「圧力」から「忖度」へ
池上はこの回でまず、忖度という言葉について《本来は相手の立場や気持ちを慮るという麗しい配慮を指す言葉だったはずなのですが、いまや上司や権力者の気持ちを勝手に解釈して、怒らせないようにしよう、喜ばせよう、と自主的に動くことを言います。とりわけ官僚の世界に、蔓延しているようです》と、近年になってその意味が変わってきたことを指摘している。そのうえで、自分が仕事をしているテレビの世界にも《忖度はあるのか。あるのです。かつてのような政治家からの露骨な圧力はなくなりましたが、圧力を受ける前に忖度し、結果的に圧力がかからないという状態になっているように思えます》と、はっきりと書く。

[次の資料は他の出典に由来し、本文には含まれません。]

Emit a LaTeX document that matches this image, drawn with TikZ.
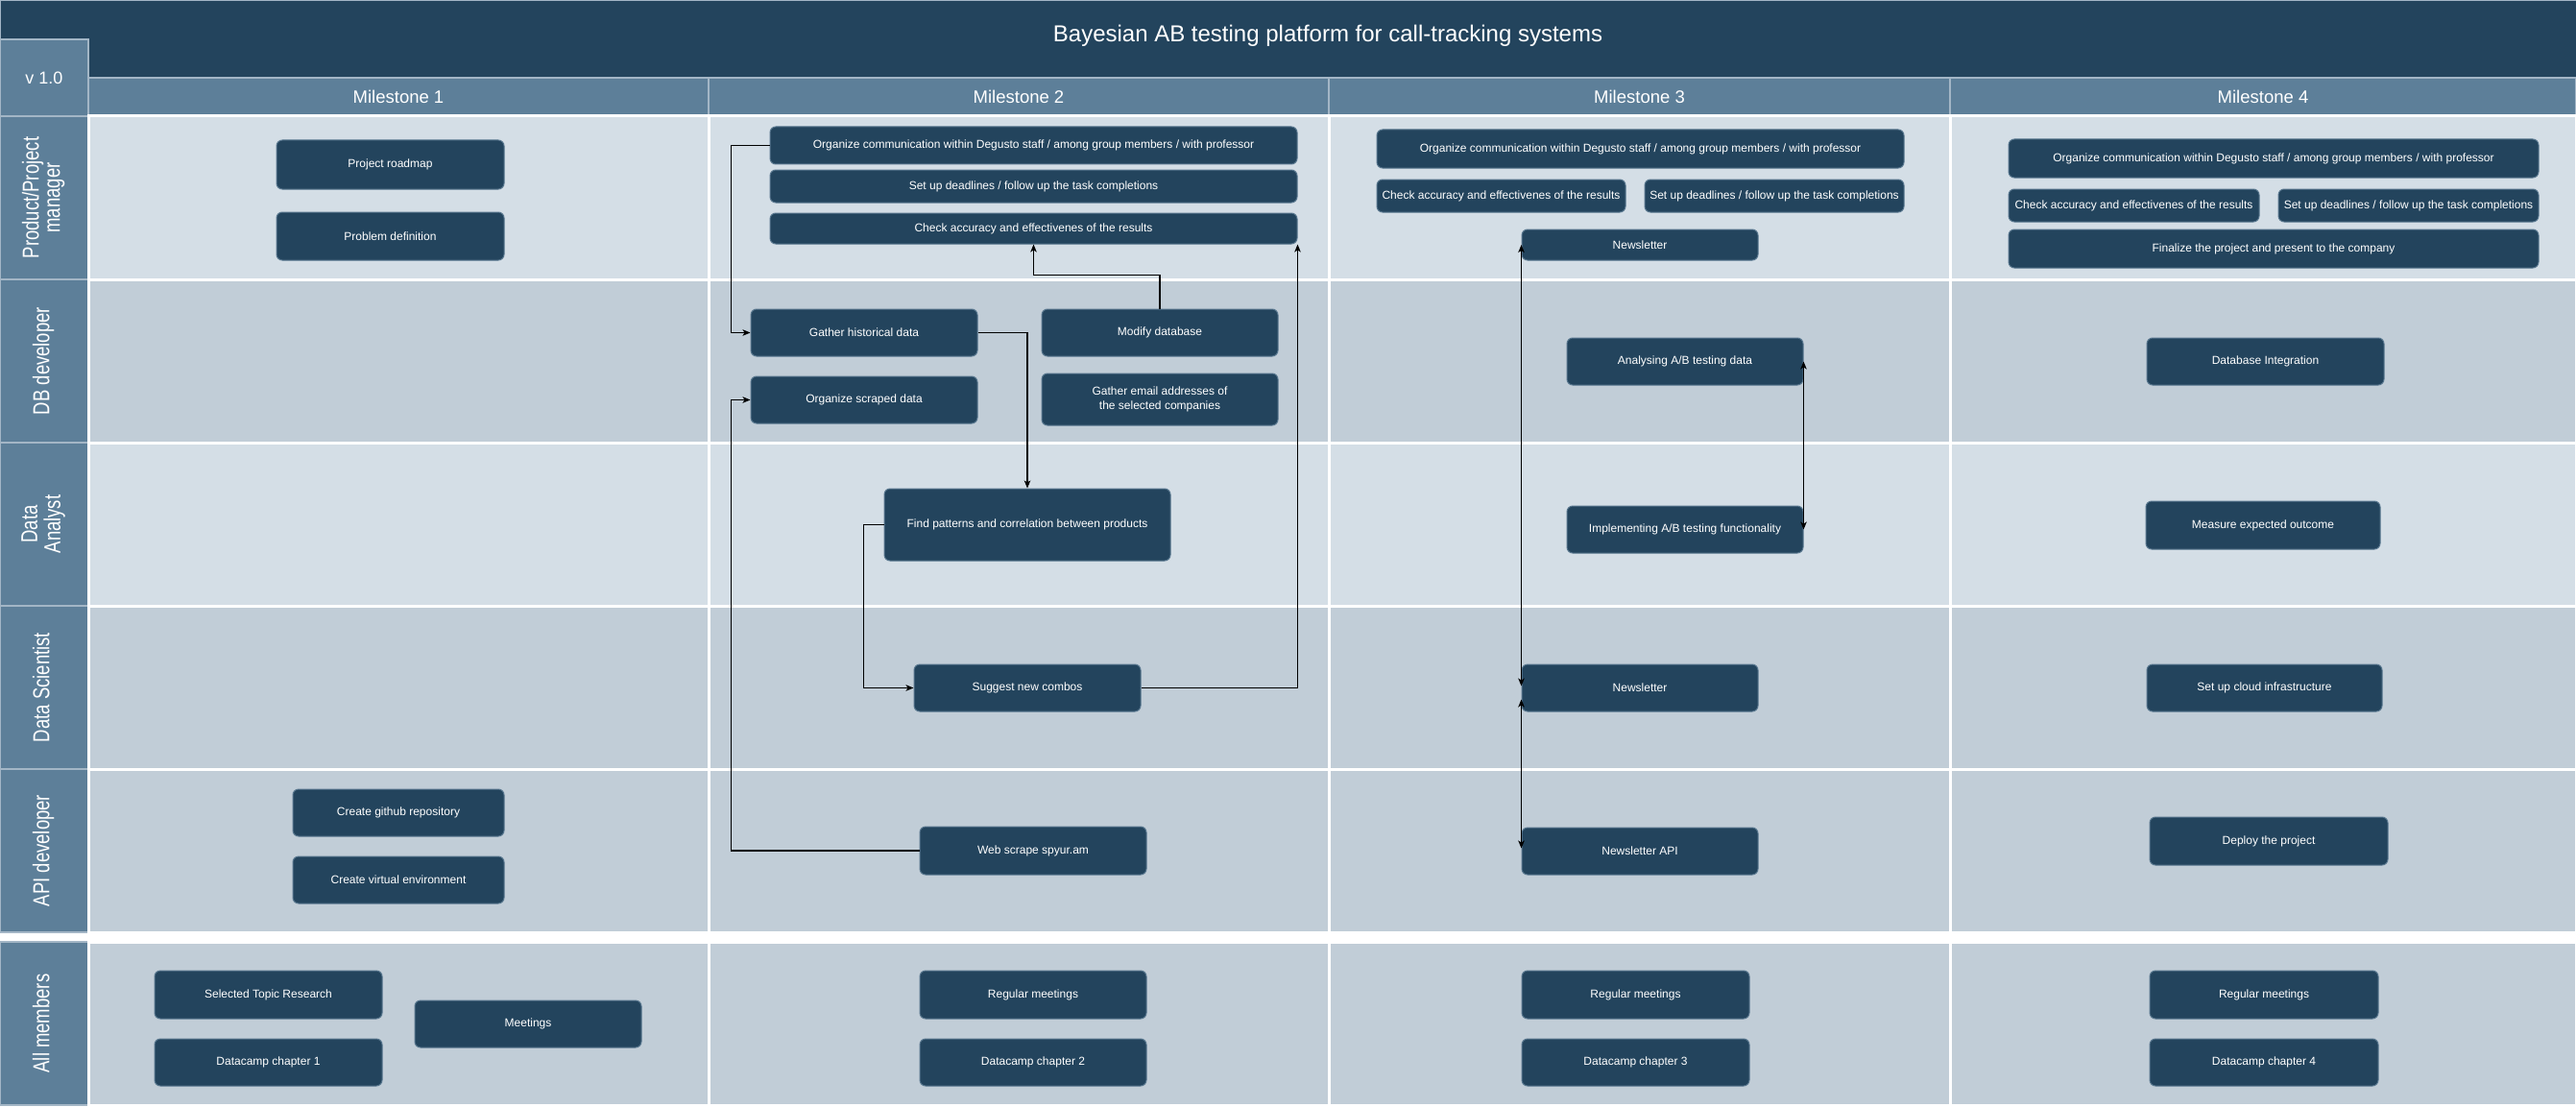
\documentclass[tikz,border=0pt]{standalone}
\usepackage{fontspec}
\setmainfont{Liberation Sans}
\usetikzlibrary{arrows.meta}
\definecolor{darkblue}{HTML}{23445D}
\definecolor{midblue}{HTML}{5D7F99}
\definecolor{rowlight}{HTML}{D4DEE6}
\definecolor{rowdark}{HTML}{C1CDD7}
\definecolor{boxedge}{HTML}{56758D}
\definecolor{hdredge}{HTML}{A3B6C6}
\tikzset{
  task/.style={fill=darkblue, draw=boxedge, line width=1pt, rounded corners=6pt,
    text=white, font=\fontsize{12}{15}\selectfont, align=center, inner sep=0pt},
  conn/.style={line width=1.1pt, -{Stealth[length=8pt,width=6.5pt,inset=2pt]}},
  biconn/.style={line width=1.1pt, {Stealth[length=8pt,width=6.5pt,inset=2pt]}-{Stealth[length=8pt,width=6.5pt,inset=2pt]}},
  lanelabel/.style={rotate=90, text=white, inner sep=0pt},
  mslabel/.style={text=white, font=\fontsize{18.5}{20}\selectfont},
}
\newcommand\tbox[6]{\node[task, minimum width={#4-#2}, minimum height={#5-#3}] (#1) at ({(#2+#4)/2},{(#3+#5)/2}) {#6};}
\newcommand\lanetext[1]{\scalebox{1}[1.3]{\fontsize{18.5}{17}\selectfont\begin{tabular}{@{}c@{}}#1\end{tabular}}}
\begin{document}
\begin{tikzpicture}[x=1pt,y=-1pt]
\useasboundingbox (0,0) rectangle (2683,1153);
\fill[white] (0,0) rectangle (2683,1153);
% title bar
\draw[fill=darkblue, draw=hdredge, line width=1pt] (0,1) rectangle (2683,81);
\node[text=white, font=\fontsize{24}{27}\selectfont] (title) at (1383,37) {Bayesian AB testing platform for call-tracking systems};
% version box
\draw[fill=midblue, draw=hdredge, line width=1.5pt] (0,41) rectangle (92,121);
\node[text=white, font=\fontsize{18}{20}\selectfont] (ver) at (46,81) {v 1.0};
% milestone header
\foreach \xa/\xb in {92/738,738/1384,1384/2031,2031/2683}{
  \draw[fill=midblue, draw=hdredge, line width=1.5pt] (\xa,81) rectangle (\xb,121);
}
\node[mslabel] (m1) at (415,101) {Milestone 1};
\node[mslabel] (m2) at (1061,101) {Milestone 2};
\node[mslabel] (m3) at (1707.5,101) {Milestone 3};
\node[mslabel] (m4) at (2357,101) {Milestone 4};
% lanes
\foreach \ya/\yb/\c in {121/291/rowlight,291/461/rowdark,461/631/rowlight,631/801/rowdark,801/971/rowdark,981/1151/rowdark}{
  \draw[fill=midblue, draw=hdredge, line width=1.5pt] (0,\ya) rectangle (92,\yb);
  \foreach \xa/\xb in {92/738,738/1384,1384/2031,2031/2683}{
    \draw[fill=\c, draw=white, line width=3pt] (\xa,\ya) rectangle (\xb,\yb);
  }
}
\node[lanelabel] (lpm) at (46,206) {\lanetext{Product/Project\\manager}};
\node[lanelabel] (ldb) at (46,376) {\lanetext{DB developer}};
\node[lanelabel] (lda) at (46,546) {\lanetext{Data\\Analyst}};
\node[lanelabel] (lds) at (46,716) {\lanetext{Data Scientist}};
\node[lanelabel] (lapi) at (46,886) {\lanetext{API developer}};
\node[lanelabel] (lall) at (46,1066) {\lanetext{All members}};
% Milestone 1
\tbox{pr}{288}{146}{525}{197}{Project roadmap}
\tbox{pd}{288}{221}{525}{271}{Problem definition}
\tbox{gh}{305}{822}{525}{871}{Create github repository}
\tbox{ve}{305}{892}{525}{941}{Create virtual environment}
\tbox{str}{161}{1011}{398}{1061}{Selected Topic Research}
\tbox{dca}{161}{1082}{398}{1131}{Datacamp chapter 1}
\tbox{mt}{432}{1042}{668}{1091}{Meetings}
% Milestone 2
\tbox{orgb}{802}{132}{1351}{171}{Organize communication within Degusto staff / among group members / with professor}
\tbox{dlb}{802}{177}{1351}{211}{Set up deadlines / follow up the task completions}
\tbox{cab}{802}{222}{1351}{254}{Check accuracy and effectivenes of the results}
\tbox{ghd}{782}{322}{1018}{371}{Gather historical data}
\tbox{md}{1085}{322}{1331}{371}{Modify database}
\tbox{osd}{782}{392}{1018}{441}{Organize scraped data}
\tbox{gea}{1085}{389}{1331}{443}{Gather email addresses of\\the selected companies}
\tbox{fp}{921}{509}{1219}{584}{Find patterns and correlation between products}
\tbox{snc}{952}{692}{1188}{741}{Suggest new combos}
\tbox{ws}{958}{861}{1194}{911}{Web scrape spyur.am}
\tbox{rmb}{958}{1011}{1194}{1061}{Regular meetings}
\tbox{dcb}{958}{1082}{1194}{1131}{Datacamp chapter 2}
% Milestone 3
\tbox{orgc}{1434}{135}{1983}{175}{Organize communication within Degusto staff / among group members / with professor}
\tbox{cac}{1434}{187}{1693}{221}{Check accuracy and effectivenes of the results}
\tbox{dlc}{1713}{187}{1983}{221}{Set up deadlines / follow up the task completions}
\tbox{nla}{1585}{239}{1831}{271}{Newsletter}
\tbox{aba}{1632}{352}{1878}{401}{Analysing A/B testing data}
\tbox{abb}{1632}{527}{1878}{576}{Implementing A/B testing functionality}
\tbox{nlb}{1585}{692}{1831}{741}{Newsletter}
\tbox{nlapi}{1585}{862}{1831}{911}{Newsletter API}
\tbox{rmc}{1585}{1011}{1822}{1061}{Regular meetings}
\tbox{dcc}{1585}{1082}{1822}{1131}{Datacamp chapter 3}
% Milestone 4
\tbox{orgd}{2092}{145}{2644}{185}{Organize communication within Degusto staff / among group members / with professor}
\tbox{cad}{2092}{197}{2353}{231}{Check accuracy and effectivenes of the results}
\tbox{dld}{2373}{197}{2644}{231}{Set up deadlines / follow up the task completions}
\tbox{fin}{2092}{239}{2644}{279}{Finalize the project and present to the company}
\tbox{dbi}{2236}{352}{2483}{401}{Database Integration}
\tbox{meo}{2235}{522}{2479}{572}{Measure expected outcome}
\tbox{sci}{2236}{692}{2481}{741}{Set up cloud infrastructure}
\tbox{dep}{2239}{851}{2487}{901}{Deploy the project}
\tbox{rmd}{2239}{1011}{2477}{1061}{Regular meetings}
\tbox{dcd}{2239}{1082}{2477}{1131}{Datacamp chapter 4}
% connectors
\draw[conn] (orgb.west) -- ++(-40,0) |- (ghd.west);
\draw[conn] (ghd.east) -| (fp.north);
\draw[conn] (md.north) -- ++(0,-35) -| (cab.south);
\draw[conn] (fp.west) -- ++(-21,0) |- (snc.west);
\draw[conn] (snc.east) -| (cab.south east);
\draw[conn] (ws.west) -- ++(-196,0) |- (osd.west);
\draw[biconn] (nla.west) -- ([yshift=2pt]nlb.west);
\draw[biconn] ([yshift=-12pt]nlb.west) -- ([yshift=3pt]nlapi.west);
\draw[biconn] (aba.east) -- (abb.east);
\end{tikzpicture}
\end{document}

かつてテレビの世界では、政治家からあからさまな圧力を受けて、予定されていた番組の放送が中止されたり、ニュースキャスターが降板するということもあった。1968年には、TBSのニュース番組「JNNニュースコープ」でのベトナム戦争報道を「反米的」と捉えた与党自民党の幹部が、TBSの社長を党本部に呼びつけ、結果的にキャスターの田英夫が番組降板に追い込まれている。このとき、TBSの社長に対し、当時の自民党幹事長の福田赳夫(のちの首相)は、放送免許の剥奪すら匂わせたといわれる。